Stuff I didn't like. The characters often missed their beats when delivering a stinger, the writing was mostly flat. "As of now, we are at war." Is this what they mean by Joss Whedon's good writing? Or is it when they call the heroes "freaks"? Because that's not tired at all. Samuel L. Jackson can usually be relied upon to give a solid performance, but it feels like he was just phoning it in here. Another blog quipped that he's become the black Christopher Walken.
As I mentioned above and elsewhere, it's a distillation of Whedon's personal style. The people who like it happen to be vocal about it. I happen not to like it, for the reasons I outlined above.

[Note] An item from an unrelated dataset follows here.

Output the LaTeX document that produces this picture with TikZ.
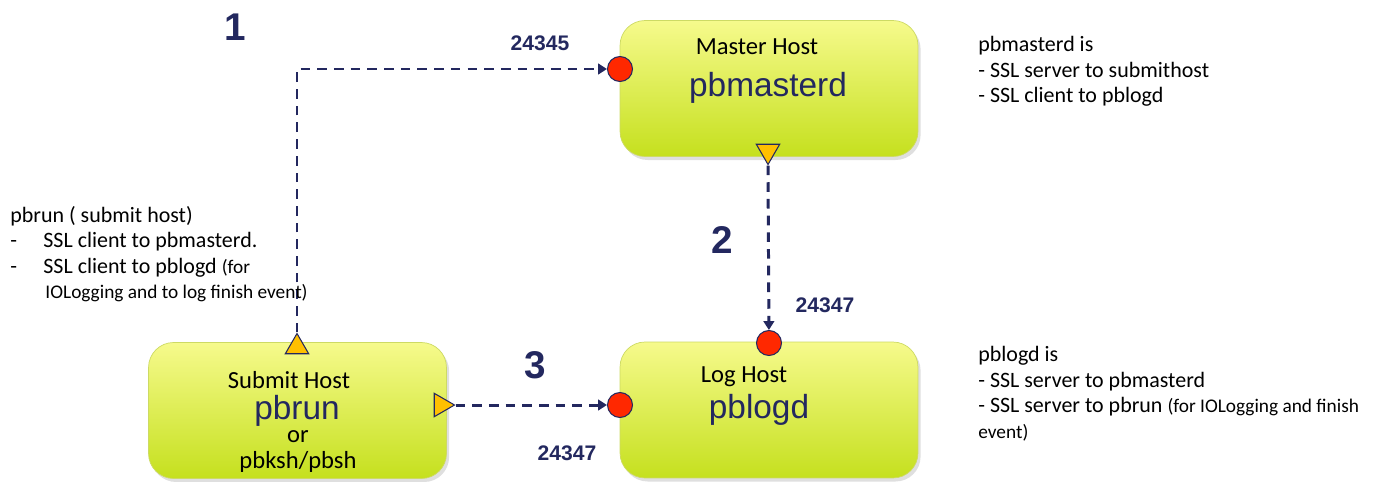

The casting was.....questionable. Aunt Robin did not make a great Maria Hill. Particularly egregious was, in the aftermath of an attack, she's sitting with pursed lips as a medic swabs the mild scrapes on her face, when, in other parts of the carrier, bodies are being carted off.
Scarlett Johansson was excellent back in her Ghost World days, and increasingly, she's just like a mannequin with a good agent. I've seen reviews that praised her performance, but I don't know movie they were watching.
Whedon loves his heroes and is entirely dismissive of his villains. Hawkeye can't hit a damn thing when he's evil and suddenly turns into, well, Hawkeye, when he's not.
Loki, the villain of the piece, blunders into every trap there is, from the "catch the exploding arrow" trap to "the throw Tony Stark out the window when you've given him ample time to get ready for it" one, and gets schooled by not only Thor, the Black Widow, the Hulk, Cap, and Iron Man but also an elderly man in Germany, which goes back to what I said about Whedon's characters picking fights below their weight class.
|It took you two and a half hours to beat this guy? Really?|
|I'm a loner, Dottie. A rebel.|
Also, Thanos looked like a skinny purple skrull. That was terrible.
Final Grade: C, not terrible, but fantastically overrated, much like most of Whedon's work.